***** RAW DATA

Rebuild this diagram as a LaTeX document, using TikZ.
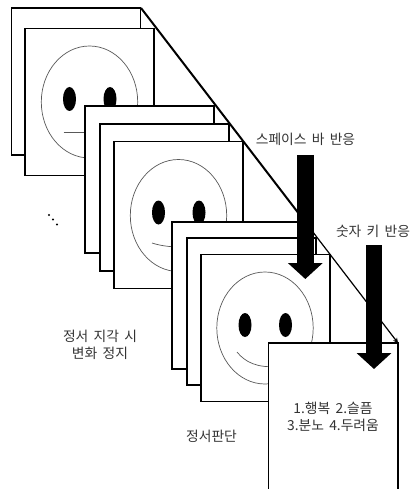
\documentclass[tikz,border=0pt]{standalone}
\usepackage{fontspec}
\setmainfont[WordSpace=1.7]{Noto Sans CJK KR}
\usetikzlibrary{arrows.meta}
\definecolor{labelgray}{gray}{0.2}
\definecolor{facegray}{gray}{0.35}
\tikzset{
  card/.style={draw=black,fill=white,line width=1.3pt},
  faceline/.style={draw=facegray,line width=0.7pt},
  eye/.style={fill=black,draw=none},
  label/.style={text=labelgray,font=\fontsize{13.8}{17}\selectfont,align=center,inner sep=0pt},
  bigarrow/.style={line width=16.5pt,draw=black,-{Triangle[width=34pt,length=16pt]}},
  timeline/.style={draw=black,line width=2pt},
  dot/.style={circle,fill=black,inner sep=0pt,minimum size=2.2pt}
}
% Card of 129 x 147 with its top left corner at (#1,#2)
\newcommand{\stimcard}[2]{\path[card] (#1,#2) rectangle ++(129,147);}
% Face with centre (#1,#2); #3 is the mouth path relative to the centre
\newcommand{\stimface}[3]{%
  \begin{scope}[shift={(#1,#2)}]
    \path[faceline,fill=white] (0,0) ellipse [x radius=48.2,y radius=56];
    \path[eye] (-20,-3) ellipse [x radius=6.5,y radius=12];
    \path[eye] (20.5,-3) ellipse [x radius=6.5,y radius=12];
    \path[faceline] #3;
  \end{scope}}
\begin{document}
\begin{tikzpicture}[x=1pt,y=-1pt]
\useasboundingbox (0,0) rectangle (413,489);

% first stack
\stimcard{11.5}{8}
\stimcard{25}{28.5}
\stimface{89.5}{102}{(-26,30) -- (20,30)}

% second stack
\stimcard{85}{106}
\stimcard{100}{124}
\stimcard{114}{141.5}
\stimface{178.5}{215.5}{(-26.5,27.5) .. controls (-17,30.5) and (-8,32) .. (20,32)}

% third stack
\stimcard{172}{222}
\stimcard{187}{238}
\stimcard{201}{254.5}
\stimface{265}{328}{(-28,24) .. controls (-20,34) and (-8,40) .. (12,38.5)}

% response screen, running off the lower edge
\filldraw[card] (268.5,488.5) -- (268.5,343) -- (398,343) -- (398,488.5);

% time axis
\coordinate (axisstart) at (141,8);
\coordinate (axismid) at (313.5,232.8);
\coordinate (axisend) at (398,343);
\draw[timeline] (axisstart) -- (axismid);
\draw[draw=black,line width=1.2pt,-{Stealth[length=5pt,width=5pt]}] (axismid) -- (axisend);

% response arrows
\coordinate (spacetop) at (305.3,155);
\coordinate (spacetip) at (305.3,279);
\coordinate (numtop) at (374,245);
\coordinate (numtip) at (374,369);
\draw[bigarrow] (spacetop) -- (spacetip);
\draw[bigarrow] (numtop) -- (numtip);

% sequence dots
\node[dot] (dota) at (49,215) {};
\node[dot] (dotb) at (53,219.5) {};
\node[dot] (dotc) at (57,224.5) {};

% labels
\node[label] (spacelabel) at (305.5,139) {스페이스 바 반응};
\node[label] (numlabel) at (373,231) {숫자 키 반응};
\node[label] (stoplabel) at (100,345) {정서 지각 시\\변화 정지};
\node[label] (judgelabel) at (211.5,436) {정서판단};
\node[label] (choicelabel) at (333,416.5) {1.행복 2.슬픔\\3.분노 4.두려움};
\end{tikzpicture}
\end{document}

**********

**REQUIREMENT**:
Copy out the whole listing exactly, and don't carry over any pictures.

**FINAL RESULT**:
Rebuild this diagram as a LaTeX document, using TikZ.
\documentclass[tikz,border=0pt]{standalone}
\usepackage{fontspec}
\setmainfont[WordSpace=1.7]{Noto Sans CJK KR}
\usetikzlibrary{arrows.meta}
\definecolor{labelgray}{gray}{0.2}
\definecolor{facegray}{gray}{0.35}
\tikzset{
  card/.style={draw=black,fill=white,line width=1.3pt},
  faceline/.style={draw=facegray,line width=0.7pt},
  eye/.style={fill=black,draw=none},
  label/.style={text=labelgray,font=\fontsize{13.8}{17}\selectfont,align=center,inner sep=0pt},
  bigarrow/.style={line width=16.5pt,draw=black,-{Triangle[width=34pt,length=16pt]}},
  timeline/.style={draw=black,line width=2pt},
  dot/.style={circle,fill=black,inner sep=0pt,minimum size=2.2pt}
}
% Card of 129 x 147 with its top left corner at (#1,#2)
\newcommand{\stimcard}[2]{\path[card] (#1,#2) rectangle ++(129,147);}
% Face with centre (#1,#2); #3 is the mouth path relative to the centre
\newcommand{\stimface}[3]{%
  \begin{scope}[shift={(#1,#2)}]
    \path[faceline,fill=white] (0,0) ellipse [x radius=48.2,y radius=56];
    \path[eye] (-20,-3) ellipse [x radius=6.5,y radius=12];
    \path[eye] (20.5,-3) ellipse [x radius=6.5,y radius=12];
    \path[faceline] #3;
  \end{scope}}
\begin{document}
\begin{tikzpicture}[x=1pt,y=-1pt]
\useasboundingbox (0,0) rectangle (413,489);

% first stack
\stimcard{11.5}{8}
\stimcard{25}{28.5}
\stimface{89.5}{102}{(-26,30) -- (20,30)}

% second stack
\stimcard{85}{106}
\stimcard{100}{124}
\stimcard{114}{141.5}
\stimface{178.5}{215.5}{(-26.5,27.5) .. controls (-17,30.5) and (-8,32) .. (20,32)}

% third stack
\stimcard{172}{222}
\stimcard{187}{238}
\stimcard{201}{254.5}
\stimface{265}{328}{(-28,24) .. controls (-20,34) and (-8,40) .. (12,38.5)}

% response screen, running off the lower edge
\filldraw[card] (268.5,488.5) -- (268.5,343) -- (398,343) -- (398,488.5);

% time axis
\coordinate (axisstart) at (141,8);
\coordinate (axismid) at (313.5,232.8);
\coordinate (axisend) at (398,343);
\draw[timeline] (axisstart) -- (axismid);
\draw[draw=black,line width=1.2pt,-{Stealth[length=5pt,width=5pt]}] (axismid) -- (axisend);

% response arrows
\coordinate (spacetop) at (305.3,155);
\coordinate (spacetip) at (305.3,279);
\coordinate (numtop) at (374,245);
\coordinate (numtip) at (374,369);
\draw[bigarrow] (spacetop) -- (spacetip);
\draw[bigarrow] (numtop) -- (numtip);

% sequence dots
\node[dot] (dota) at (49,215) {};
\node[dot] (dotb) at (53,219.5) {};
\node[dot] (dotc) at (57,224.5) {};

% labels
\node[label] (spacelabel) at (305.5,139) {스페이스 바 반응};
\node[label] (numlabel) at (373,231) {숫자 키 반응};
\node[label] (stoplabel) at (100,345) {정서 지각 시\\변화 정지};
\node[label] (judgelabel) at (211.5,436) {정서판단};
\node[label] (choicelabel) at (333,416.5) {1.행복 2.슬픔\\3.분노 4.두려움};
\end{tikzpicture}
\end{document}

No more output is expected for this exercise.